Третьяковская галерея показывает графику лучшей поры русского искусства

Выставка «Художник и время» собрала рисунки и акварели эпохи романтизма
Карл Брюллов был велик даже в малом формате/ С. Портер/ Ведомости

Официальное название очередной выставки в отделе графики Третьяковки – «Художник и время. Рисунок эпохи романтизма». Первое предложение можно опустить, как ничего не значащее, многократно употребленное. Идеи и сюжета в экспозиции также не прослеживается, просто материал как-то сгруппирован по жанрам: домашние интерьеры, заграничные и родные пейзажи, портреты и автопортреты, натюрморты. Но в данном случае смысл и особый взгляд не обязательны. Материал сам по себе безупречен – графика покидает запасники редко, для выставок выбирается лучшее.

Можно было бы написать, что рисунок в стиле романтизма – это пушкинское время, тем более что участников выставки Александра Орловского и Федора Толстого Александр Сергеевич упоминал в своих бессмертных стихах, а уж Ореста Кипренского похвалил так лестно, что слова его памятны каждому школьнику. Но авторы выставки предлагают другой ход, определяя эпоху выдуманными персонажами, маркируют время романом Льва Толстого «Война и мир» – и это тоже возможно.

Действительно, можно увидеть в автопортретах воинственного Орловского, представляющего себя исключительно «байронически», всех романных вояк и дуэлянтов, а в «Портрете П. А. Оленина» Кипренского – всех светлых и исключительно благородных юношей русской литературы. Оба художника, конечно, мастера, но гуашью и итальянским карандашом Кипренский создал абсолютно идеальный и гармоничный, просто волшебный юношеский образ. И если уж продолжать играть в литературу, то на «Портрете С. Ф. Ладомирской» обожаемого высшим светом итальянца Алоиза Молинари изображена точно Элен Безухова. Софья Федоровна, правда, была добродетельная дама, жила в основном в подмосковном имении, но поскольку автор ее карандашного портрета был хоть и приятелем Гофмана и романтиком, но холодным и мастеровитым, то и модель его такой же кажется.

На этой выставке что художники, что их модели (о них, к сожалению, нет сведений) настолько вписаны в русскую культуру и историю, что сосредоточиться только на искусности показанных на выставке рисунков и акварелей решительно невозможно.
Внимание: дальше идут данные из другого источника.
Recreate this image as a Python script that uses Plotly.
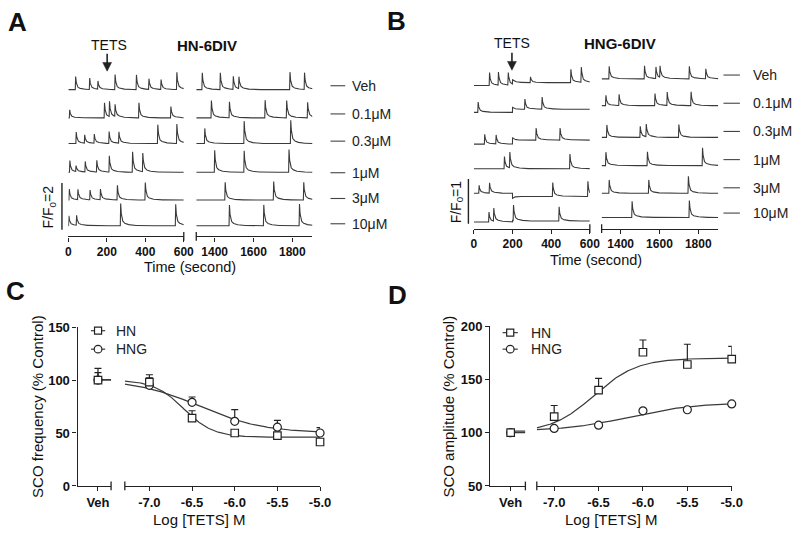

Хотя глядя, с какой виртуозностью отмечена Карлом Брюлловым каждая складочка на помятых брюках Григория Никаноровича Оленина и как грустны глаза его жены Варвары Алексеевны, как естественно и одновременно торжественно супруги стоят на античной развалине на фоне римского пейзажа, думаешь, как же можно на небольшом бумажном листе изобразить столь величественный и подробный парадный портрет.

Самый же эффектный и притягательный на выставке зал – Федора Толстого. Честно сказать, его стиль вовсе не романтический, а чистый классицизм, особенно античного стиля рисунки к «Душеньке» Богдановича, которые так хороши, что регулярно появляются на самых разных выставках графики. Но толстовские натюрморты-обманки – с канарейкой, бабочкой, веткой сирени, липы и красной смородины, – хотя и воспроизведены на репродукциях и сувенирах Третьяковки, не устают восхищать и радовать своей нежностью и совершенством. Поэтому пусть творения графа, ставшего художником, показывают как можно чаще независимо от названия и темы выставки.